Deux événements semblent avoir précipité la chute de Hijaouy. D’abord, sa défense publique des frères Azaitar, ces champions de MMA germano-marocains devenus les controversés compagnons du roi Mohammed VI. Abu Bakr, Ottman et Omar Azaitar, malgré leurs antécédents judiciaires en Allemagne pour violences et escroquerie, jouissent d’une proximité extraordinaire avec le souverain, au grand dam de l’establishment sécuritaire marocain qui craint que des informations sensibles sur cette relation puissent fuiter.
Ensuite, Hijaouy aurait remis en 2023 au roi Mohammed VI un « Livre blanc sur le renseignement, la sécurité et la défense nationale« , geste perçu comme révélateur d’ambitions personnelles dans un contexte de luttes intestines pour le positionnement en vue de la succession au trône. Ces deux actes auraient été interprétés comme des provocations par les cercles du pouvoir, notamment par Abdellatif Hammouchi (DGST) et Yassine Mansouri (DGED) affirment les sources espagnoles.
Une campagne de dénigrement orchestrée
L’affaire Hijaouy a déclenché une véritable guerre médiatique révélatrice des méthodes du pouvoir marocain.

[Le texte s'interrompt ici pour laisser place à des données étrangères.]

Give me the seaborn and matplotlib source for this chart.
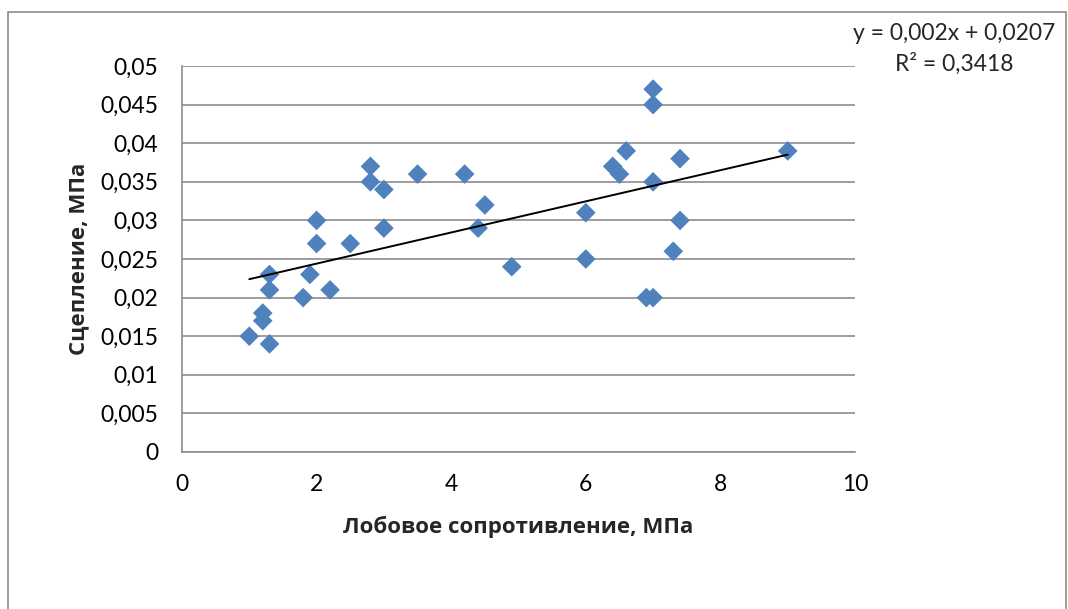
import numpy as np
import pandas as pd
import seaborn as sns
import matplotlib
matplotlib.use("Agg")
import matplotlib.pyplot as plt
from matplotlib.patches import Rectangle
from matplotlib.ticker import FuncFormatter

# Data
resistance = [1.0, 1.2, 1.2, 1.3, 1.3, 1.3, 1.8, 1.9, 2.0, 2.0, 2.2, 2.5,
              2.8, 2.8, 3.0, 3.0, 3.5, 4.2, 4.5, 4.4, 4.9, 6.0, 6.0, 6.4,
              6.5, 6.6, 7.0, 7.0, 7.0, 7.4, 7.4, 7.3, 6.9, 7.0, 9.0]
cohesion = [0.015, 0.018, 0.017, 0.014, 0.021, 0.023, 0.020, 0.023, 0.030, 0.027, 0.021, 0.027,
            0.037, 0.035, 0.034, 0.029, 0.036, 0.036, 0.032, 0.029, 0.024, 0.031, 0.025, 0.037,
            0.036, 0.039, 0.047, 0.045, 0.035, 0.038, 0.030, 0.026, 0.020, 0.020, 0.039]
x_ticks = [0, 2, 4, 6, 8, 10]
y_ticks = [0, 0.005, 0.01, 0.015, 0.02, 0.025, 0.03, 0.035, 0.04, 0.045, 0.05]
equation_text = "y = 0,002x + 0,0207"
r2_text = "R² = 0,3418"
x_label = "Лобовое сопротивление, МПа"
y_label = "Сцепление, МПа"

df = pd.DataFrame({"x": resistance, "y": cohesion})

sns.set_theme(style="white")
plt.rcParams['font.family'] = ['Lato', 'DejaVu Sans']

W, H = 1068, 609
fig = plt.figure(figsize=(W / 100, H / 100), dpi=100)
ax = fig.add_axes([182 / W, 1 - 452 / H, (855 - 182) / W, (452 - 66) / H])

# outer chart border
fig.patches.append(Rectangle((8 / W, -0.05), (1066 - 8) / W, 1 - 12 / H + 0.05,
                             transform=fig.transFigure, fill=False,
                             edgecolor="#8c8c8c", linewidth=1.2, zorder=0))

sns.regplot(data=df, x="x", y="y", ax=ax, ci=None, marker="D",
            scatter_kws={"s": 100, "color": "#4F81BD", "edgecolor": "none", "alpha": 1, "zorder": 3},
            line_kws={"color": "black", "linewidth": 1.4, "zorder": 4})

ax.set_xlim(0, 10)
ax.set_ylim(0, 0.05)
ax.set_xticks(x_ticks)
ax.set_yticks(y_ticks)

def comma(v, pos):
    s = ("%.3f" % v).rstrip("0").rstrip(".")
    return s.replace(".", ",")

ax.xaxis.set_major_formatter(FuncFormatter(comma))
ax.yaxis.set_major_formatter(FuncFormatter(comma))
ax.tick_params(axis="both", length=0, labelsize=16.5, colors="black")
ax.tick_params(axis="x", pad=16)
ax.tick_params(axis="y", pad=17)

ax.yaxis.grid(True, color="#8c8c8c", linewidth=1.2)
ax.xaxis.grid(False)
for s in ["top", "right"]:
    ax.spines[s].set_visible(False)
for s in ["left", "bottom"]:
    ax.spines[s].set_color("#8c8c8c")
    ax.spines[s].set_linewidth(1.2)

bold_font = ['Open Sans', 'DejaVu Sans']
ax.set_xlabel(x_label, fontsize=16, fontweight="bold", family=bold_font, labelpad=15)
ax.set_ylabel(y_label, fontsize=16, fontweight="bold", family=bold_font, labelpad=8)

fig.text(954 / W, 1 - 33 / H, equation_text, ha="center", va="center", fontsize=16.5)
fig.text(954 / W, 1 - 64 / H, r2_text, ha="center", va="center", fontsize=16.5)

fig.savefig("out.png", dpi=100)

La presse liée au régime mène une campagne de dénigrement, tentant de discréditer l’homme pour minimiser l’importance des révélations qu’il pourrait faire. Des médias comme Le360, Hespress et Barlamane publient des articles à charge, le qualifiant d' »escroc mythomane » dans une tentative évidente de décrédibiliser son témoignage.
Cette campagne de diffamation systématique révèle la panique qui s’est emparée des cercles du pouvoir. Le fait que des médias notoirement proche de l’appareil sécuritaire se mobilisent avec une telle virulence suggère que les informations détenues par Hijaouy, réelles ou pas, représentent une menace réelle pour le régime.
Les informations qu’il détient concerneraient les opérations clandestines de la DGED en Europe, notamment le recrutement et la corruption de politiciens et journalistes pour soutenir les positions marocaines sur le Sahara occidental.
Plus grave encore, ses révélations pourraient éclairer les liens troubles du régime avec le programme d’espionnage Pegasus, utilisé pour surveiller opposants, journalistes et défenseurs des droits humains.
L’affaire expose également les luttes de pouvoir impitoyables au sein de l’appareil sécuritaire marocain rapporte Le Monde. Le climat de purges internes qui règne actuellement révèle un système en pleine décomposition, où chaque clan tente de se positionner favorablement en prévision de la succession monarchique.
Les répercussions de l’affaire Hijaouy
Les autorités marocaines ne se sont pas contentées de poursuivre Hijaouy. Une vague d’arrestations a touché ses proches et associés rapporte Le Monde, incluant des membres de sa famille et d’anciens collègues des services de sécurité. Les avoirs d’une dizaine de membres de sa famille auraient été gelés, accompagnés d’interdictions de voyager.
L’affaire Hijaouy constitue un révélateur des dysfonctionnements qui minent le régime marocain. La violence de la réaction trahit une peur panique face aux révélations potentielles d’un homme qui connaît trop bien les rouages secrets du système.
Les informations détenues par Hijaouy représentent manifestement une menace existentielle pour certains cercles du pouvoir. Sa connaissance intime des opérations clandestines, des réseaux d’influence et des pratiques du régime fait de lui un témoin dangereux à faire taire à tout prix. Le fait qu’il ait pris la défense des frères Azaitar et remis un Livre blanc au roi suggère qu’il a tenté, avant sa fuite, de jouer un rôle dans la recomposition du pouvoir – tentative qui s’est retournée contre lui.
Alors que Hijaouy reste introuvable, vraisemblablement protégé par des services occidentaux conscients de la valeur de ses informations, son affaire continue de fragiliser un régime déjà ébranlé. L’affaire Hijaouy pourrait bien n’être que la partie émergée d’un iceberg bien plus imposant.